ABRvS, 17-12-2014, nr. 201400027/1/V3
ECLI:NL:RVS:2014:4650
- Instantie
Afdeling bestuursrechtspraak van de Raad van State
- Datum
17-12-2014
- Zaaknummer
201400027/1/V3
- Vakgebied(en)
Vreemdelingenrecht (V)
- Brondocumenten en formele relaties
ECLI:NL:RVS:2014:4650, Uitspraak, Afdeling bestuursrechtspraak van de Raad van State, 17‑12‑2014; (Hoger beroep)
- Wetingang
- Vindplaatsen
JV 2015/60 met annotatie van prof. mr. C.A. Groenendijk
RV20140028 met annotatie van Boeles P. Pieter
Uitspraak 17‑12‑2014
Inhoudsindicatie
Bij besluit van 15 april 2013 heeft de staatssecretaris een aanvraag van de vreemdeling om haar een verblijfsvergunning regulier voor bepaalde tijd te verlenen afgewezen.
201400027/1/V3.
Datum uitspraak: 17 december 2014
AFDELING
BESTUURSRECHTSPRAAK
Uitspraak met toepassing van artikel 8:54, eerste lid, van de Algemene wet bestuursrecht op het hoger beroep van:
[de vreemdeling],
tegen de uitspraak van de rechtbank Den Haag, zittingsplaats Arnhem, van 6 december 2013 in zaak nr. 13/22287 in het geding tussen:
de vreemdeling
en
de staatssecretaris van Veiligheid en Justitie.
Procesverloop
Bij besluit van 15 april 2013 heeft de staatssecretaris een aanvraag van de vreemdeling om haar een verblijfsvergunning regulier voor bepaalde tijd te verlenen afgewezen.

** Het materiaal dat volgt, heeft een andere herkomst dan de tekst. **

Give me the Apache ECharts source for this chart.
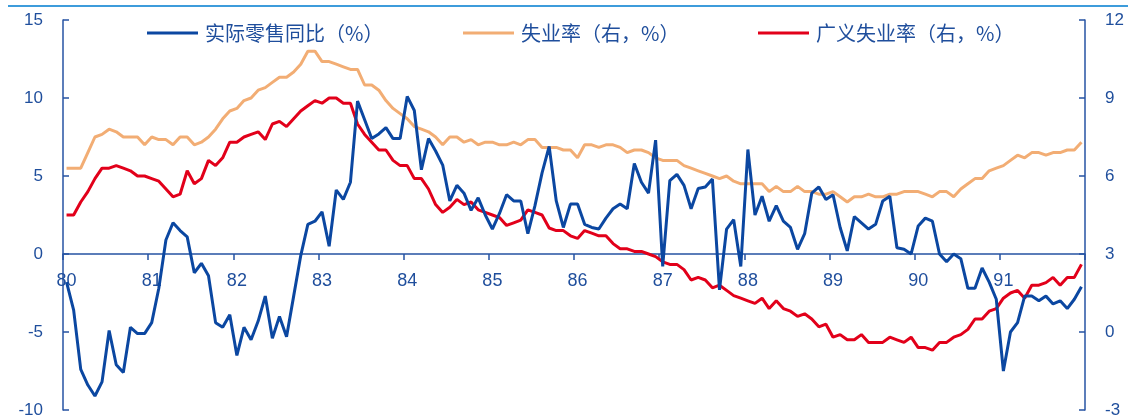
<!DOCTYPE html>
<html>
<head>
<meta charset="utf-8">
<script src="https://cdn.jsdelivr.net/npm/echarts@6/dist/echarts.min.js"></script>
<style>
html,body{margin:0;padding:0;background:#fff;}
#chart{width:1128px;height:419px;}
</style>
</head>
<body>
<div id="chart"></div>
<script>
// Year tick labels (one per January)
const yearLabels = ['80','81','82','83','84','85','86','87','88','89','90','91'];
const monthLabels = ['01','02','03','04','05','06','07','08','09','10','11','12'];

// 实际零售同比（%） — left axis
const retailYoY = [
  -1.8,-3.6,-7.4,-8.4,-9.1,-8.2,-4.9,-7.1,-7.6,-4.7,-5.1,-5.1,
  -4.4,-2.2,0.9,2.0,1.5,1.1,-1.2,-0.6,-1.4,-4.4,-4.7,-3.9,
  -6.5,-4.7,-5.5,-4.3,-2.7,-5.4,-4.0,-5.3,-2.7,-0.1,1.9,2.1,
  2.7,0.5,4.1,3.5,4.6,9.8,8.6,7.4,7.7,8.1,7.4,7.4,
  10.1,9.2,5.4,7.4,6.6,5.7,3.4,4.4,3.9,2.8,3.6,2.5,
  1.6,2.6,3.8,3.4,3.4,1.3,3.1,5.2,6.9,3.4,1.7,3.2,
  3.2,1.9,1.7,1.6,2.3,2.9,3.2,2.9,5.8,4.6,3.9,7.3,
  -0.8,4.7,5.1,4.4,2.9,4.2,4.3,4.8,-2.3,1.6,2.2,-0.8,
  6.7,2.5,3.7,2.1,3.1,2.1,1.7,0.3,1.3,3.9,4.3,3.5,
  3.8,1.7,0.2,2.4,2.0,1.6,1.9,3.4,3.7,0.4,0.3,0.0,
  1.8,2.3,2.1,0.0,-0.5,0.0,-0.3,-2.2,-2.2,-0.9,-1.8,-2.9,
  -7.5,-5.0,-4.4,-2.7,-2.7,-3.0,-2.7,-3.2,-3.0,-3.5,-2.9,-2.1
];

// 失业率（右，%） — right axis
const unemployment = [
  6.3,6.3,6.3,6.9,7.5,7.6,7.8,7.7,7.5,7.5,7.5,7.2,
  7.5,7.4,7.4,7.2,7.5,7.5,7.2,7.3,7.5,7.8,8.2,8.5,
  8.6,8.9,9.0,9.3,9.4,9.6,9.8,9.8,10.0,10.3,10.8,10.8,
  10.4,10.4,10.3,10.2,10.1,10.1,9.5,9.5,9.3,8.9,8.6,8.4,
  8.2,7.9,7.8,7.7,7.5,7.2,7.5,7.5,7.3,7.4,7.2,7.3,
  7.3,7.2,7.2,7.3,7.2,7.4,7.4,7.1,7.1,7.1,7.0,7.0,
  6.7,7.2,7.2,7.1,7.2,7.2,7.1,6.9,7.0,7.0,6.9,6.7,
  6.6,6.6,6.6,6.4,6.3,6.2,6.1,6.0,5.9,6.0,5.8,5.7,
  5.7,5.7,5.7,5.4,5.6,5.4,5.4,5.6,5.4,5.4,5.3,5.3,
  5.4,5.2,5.0,5.2,5.2,5.3,5.2,5.2,5.3,5.3,5.4,5.4,
  5.4,5.3,5.2,5.4,5.4,5.2,5.5,5.7,5.9,5.9,6.2,6.3,
  6.4,6.6,6.8,6.7,6.9,6.9,6.8,6.9,6.9,7.0,7.0,7.3
];

// 广义失业率（右，%） — right axis
const broadUnemployment = [
  4.5,4.5,5.0,5.4,5.9,6.3,6.3,6.4,6.3,6.2,6.0,6.0,
  5.9,5.8,5.5,5.2,5.3,6.2,5.7,5.9,6.6,6.4,6.7,7.3,
  7.3,7.5,7.6,7.7,7.4,8.0,8.1,7.9,8.2,8.5,8.7,8.9,
  8.8,9.0,9.0,8.8,8.8,8.0,7.6,7.3,7.0,7.0,6.6,6.4,
  6.4,5.9,5.9,5.5,4.9,4.6,4.8,5.1,4.9,5.0,4.7,4.6,
  4.5,4.4,4.1,4.2,4.3,4.7,4.6,4.5,4.0,3.9,3.9,3.7,
  3.6,3.9,3.8,3.7,3.7,3.4,3.2,3.2,3.1,3.1,3.0,2.9,
  2.7,2.6,2.6,2.4,2.0,2.1,2.0,1.7,1.8,1.6,1.4,1.3,
  1.2,1.1,1.3,0.9,1.2,0.9,0.8,0.6,0.7,0.5,0.2,0.3,
  -0.2,-0.1,-0.3,-0.3,-0.1,-0.4,-0.4,-0.4,-0.2,-0.3,-0.4,-0.2,
  -0.6,-0.6,-0.7,-0.4,-0.4,-0.2,-0.1,0.1,0.5,0.5,0.8,0.9,
  1.3,1.5,1.6,1.3,1.8,1.8,1.9,2.1,1.8,2.1,2.1,2.6
];

const seriesNames = ['实际零售同比（%）','失业率（右，%）','广义失业率（右，%）'];

const categories = [];
yearLabels.forEach(y => monthLabels.forEach(m => categories.push(y + '-' + m)));

const C_BLUE = '#0B47A1';
const C_ORANGE = '#F2AD74';
const C_RED = '#E2001A';
const C_TEXT = '#1F4E9C';
const C_AXIS = '#2653A3';
const NUM_FONT = 'Liberation Sans';
const CJK_FONT = 'Noto Sans CJK SC';

const GRID_TOP = 20, GRID_BOTTOM = 9, GRID_H = 419 - GRID_TOP - GRID_BOTTOM;
const LEFT_MIN = -10, LEFT_MAX = 15;
// distance from grid bottom to the left axis zero, derived from the axis range
const zeroOffset = GRID_H * (0 - LEFT_MIN) / (LEFT_MAX - LEFT_MIN);

const chart = echarts.init(document.getElementById('chart'), null, {renderer:'canvas'});

function legendAt(left, name) {
  return {
    left: left, top: 23, padding: 0,
    data: [name],
    icon: 'rect', itemWidth: 51, itemHeight: 3,
    selectedMode: false,
    textStyle: {fontSize: 20, color: C_TEXT, fontFamily: CJK_FONT, padding: [0,0,0,2]}
  };
}

chart.setOption({
  animation: false,
  backgroundColor: '#fff',
  graphic: [{
    type: 'rect', silent: true, z: 100,
    shape: {x: 8, y: 5, width: 1120, height: 2},
    style: {fill: '#3D9CDB'}
  }],
  legend: [
    legendAt(147, seriesNames[0]),
    legendAt(463, seriesNames[1]),
    legendAt(758, seriesNames[2])
  ],
  grid: {left: 63, right: 43, top: GRID_TOP, bottom: GRID_BOTTOM, containLabel: false, outerBoundsMode: 'none'},
  xAxis: {
    type: 'category',
    data: categories,
    boundaryGap: true,
    position: 'bottom',
    offset: -zeroOffset,
    axisLine: {show: true, onZero: false, lineStyle: {color: C_AXIS, width: 1.5}},
    axisTick: {show: true, inside: false, length: 6, interval: (i) => i % 12 === 0, lineStyle: {color: C_AXIS, width: 1.5}},
    axisLabel: {
      interval: (i) => i % 12 === 0,
      formatter: (v) => v.split('-')[0],
      margin: 18, fontSize: 18, color: C_TEXT, fontFamily: NUM_FONT
    },
    splitLine: {show: false}
  },
  yAxis: [{
    type: 'value', min: LEFT_MIN, max: LEFT_MAX, interval: 5,
    axisLine: {show: true, lineStyle: {color: C_AXIS, width: 1.5}},
    axisTick: {show: true, inside: true, length: 6, lineStyle: {color: C_AXIS, width: 1.5}},
    axisLabel: {margin: 20, fontSize: 17, color: C_TEXT, fontFamily: NUM_FONT},
    splitLine: {show: false}
  }, {
    type: 'value', min: -3, max: 12, interval: 3,
    axisLine: {show: true, lineStyle: {color: C_AXIS, width: 1.5}},
    axisTick: {show: true, inside: true, length: 6, lineStyle: {color: C_AXIS, width: 1.5}},
    axisLabel: {margin: 20, fontSize: 17, color: C_TEXT, fontFamily: NUM_FONT},
    splitLine: {show: false}
  }],
  series: [{
    name: seriesNames[1], type: 'line', yAxisIndex: 1, data: unemployment,
    showSymbol: false, symbol: 'none', color: C_ORANGE,
    lineStyle: {width: 3, color: C_ORANGE}
  }, {
    name: seriesNames[2], type: 'line', yAxisIndex: 1, data: broadUnemployment,
    showSymbol: false, symbol: 'none', color: C_RED,
    lineStyle: {width: 3, color: C_RED}
  }, {
    name: seriesNames[0], type: 'line', yAxisIndex: 0, data: retailYoY,
    showSymbol: false, symbol: 'none', color: C_BLUE,
    lineStyle: {width: 3, color: C_BLUE}
  }]
});
</script>
</body>
</html>
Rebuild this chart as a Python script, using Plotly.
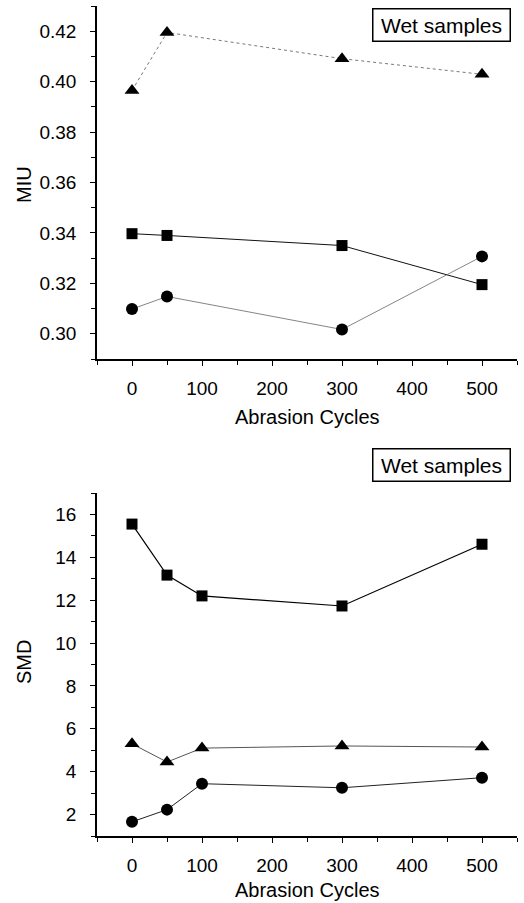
import plotly.graph_objects as go

# ---- data ----
cycles_top = [0, 50, 300, 500]
miu_triangle = [0.3965, 0.4195, 0.4091, 0.4029]
miu_square = [0.3397, 0.3390, 0.3350, 0.3195]
miu_circle = [0.3098, 0.3148, 0.3017, 0.3307]

cycles_bot = [0, 50, 100, 300, 500]
smd_square = [15.55, 13.17, 12.2, 11.73, 14.61]
smd_triangle = [5.3, 4.45, 5.1, 5.2, 5.15]
smd_circle = [1.66, 2.23, 3.44, 3.25, 3.72]

x_ticks = [0, 100, 200, 300, 400, 500]
miu_ticks = [0.30, 0.32, 0.34, 0.36, 0.38, 0.40, 0.42]
smd_ticks = [2, 4, 6, 8, 10, 12, 14, 16]

FONT = "Liberation Sans, Arial, sans-serif"

fig = go.Figure()

def add(x, y, sym, size, color, dash, width, xa, ya):
    fig.add_trace(go.Scatter(
        x=x, y=y, mode="lines+markers", xaxis=xa, yaxis=ya,
        marker=dict(symbol=sym, size=size, color="black"),
        line=dict(color=color, dash=dash, width=width),
        showlegend=False, hoverinfo="skip"))

add(cycles_top, miu_triangle, "triangle-up", 13, "#777777", "dot", 1, "x", "y")
add(cycles_top, miu_square, "square", 11, "#111111", "solid", 1, "x", "y")
add(cycles_top, miu_circle, "circle", 12, "#666666", "solid", 0.8, "x", "y")

add(cycles_bot, smd_square, "square", 11, "#000000", "solid", 1.2, "x2", "y2")
add(cycles_bot, smd_triangle, "triangle-up", 13, "#555555", "solid", 1, "x2", "y2")
add(cycles_bot, smd_circle, "circle", 12, "#222222", "solid", 1, "x2", "y2")

W, H = 524, 903
xdom = [97 / W, 517 / W]
top_dom = [(H - 359) / H, (H - 6) / H]
bot_dom = [(H - 836) / H, (H - 493) / H]

xaxis_common = dict(
    range=[-50, 550], tickvals=x_ticks, showline=True, linecolor="black",
    linewidth=1.5, ticks="outside", ticklen=5, tickwidth=1.2, tickcolor="black",
    showgrid=False, zeroline=False, ticklabelstandoff=6,
    tickfont=dict(family=FONT, size=19, color="black"),
    minor=dict(dtick=50, ticks="outside", ticklen=4, tickwidth=1, tickcolor="black", showgrid=False),
)
yaxis_common = dict(
    showline=True, linecolor="black", linewidth=1.5, ticks="outside",
    ticklen=5, tickwidth=1.2, tickcolor="black", showgrid=False, zeroline=False,
    ticklabelstandoff=10,
    tickfont=dict(family=FONT, size=19, color="black"),
)

fig.update_layout(
    width=W, height=H, margin=dict(l=0, r=0, t=0, b=0),
    paper_bgcolor="white", plot_bgcolor="white",
    xaxis=dict(domain=xdom, anchor="y", **xaxis_common),
    yaxis=dict(domain=top_dom, anchor="x", range=[0.29, 0.43], tickvals=miu_ticks,
               ticktext=[f"{v:.2f}" for v in miu_ticks],
               minor=dict(dtick=0.01, tick0=0.29, ticks="outside", ticklen=4, tickwidth=1,
                          tickcolor="black", showgrid=False),
               **yaxis_common),
    xaxis2=dict(domain=xdom, anchor="y2", **xaxis_common),
    yaxis2=dict(domain=bot_dom, anchor="x2", range=[1, 17], tickvals=smd_ticks,
                minor=dict(dtick=1, tick0=1, ticks="outside", ticklen=4, tickwidth=1,
                           tickcolor="black", showgrid=False),
                **yaxis_common),
)

ann_font = dict(family=FONT, size=20, color="black")
common = dict(xref="paper", yref="paper", showarrow=False, xanchor="center", yanchor="middle")
fig.add_annotation(text="MIU", x=24 / W, y=(H - 185) / H, textangle=-90, font=ann_font, **common)
fig.add_annotation(text="SMD", x=24 / W, y=(H - 662) / H, textangle=-90, font=ann_font, **common)
fig.add_annotation(text="Abrasion Cycles", x=307 / W, y=(H - 417) / H, font=ann_font, **common)
fig.add_annotation(text="Abrasion Cycles", x=307 / W, y=(H - 890) / H, font=ann_font, **common)

for yc in [24.5, 465]:
    fig.add_annotation(text="Wet samples", x=441 / W, y=(H - yc) / H,
                       font=dict(family=FONT, size=21, color="black"),
                       bordercolor="black", borderwidth=1.5, borderpad=4,
                       bgcolor="white", width=128, **common)

fig.write_html("out.html", config={"displayModeBar": False},
               post_script="document.body.style.margin='0';document.body.style.overflow='hidden';")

Bij besluit van 8 augustus 2013 heeft de staatssecretaris het daartegen door de vreemdeling gemaakte bezwaar ongegrond verklaard. Dit besluit is aangehecht.
Bij uitspraak van 6 december 2013 heeft de rechtbank het daartegen door de vreemdeling ingestelde beroep ongegrond verklaard. Deze uitspraak is aangehecht.
Tegen deze uitspraak heeft de vreemdeling hoger beroep ingesteld. Het hogerberoepschrift is aangehecht.
De staatssecretaris heeft een verweerschrift ingediend.
De staatssecretaris en de vreemdeling hebben een nader stuk ingediend.
Vervolgens is het onderzoek gesloten.
Overwegingen
1. Volgens artikel 1 van Richtlijn 2003/86/EG van de Raad van de Europese Unie van 22 september 2003 inzake het recht op gezinshereniging (PB 2003 L 251; hierna: de Gezinsherenigingsrichtlijn) is het doel van de richtlijn de voorwaarden te bepalen voor de uitoefening van het recht op gezinshereniging door onderdanen van derde landen die wettig op het grondgebied van de lidstaten verblijven.
Volgens artikel 2 wordt onder 'onderdaan van een derde land' eenieder verstaan die geen burger is van de Unie in de zin van artikel 17, eerste lid, van het Verdrag.
Volgens artikel 3, derde lid, is de richtlijn niet van toepassing op gezinsleden van een burger van de Unie.
Volgens artikel 7, eerste lid, aanhef en onder c, kan de betrokken lidstaat bij de indiening van het verzoek tot gezinshereniging de persoon die het verzoek heeft ingediend verzoeken het bewijs te leveren dat de gezinshereniger beschikt over stabiele en regelmatige inkomsten die volstaan om hemzelf en zijn gezinsleden te onderhouden, zonder een beroep te doen op het stelsel voor sociale bijstand van de betrokken lidstaat. De lidstaten beoordelen daartoe de aard en de regelmaat van deze inkomsten en kunnen rekening houden met de nationale minimumlonen en pensioenen, evenals met het aantal gezinsleden.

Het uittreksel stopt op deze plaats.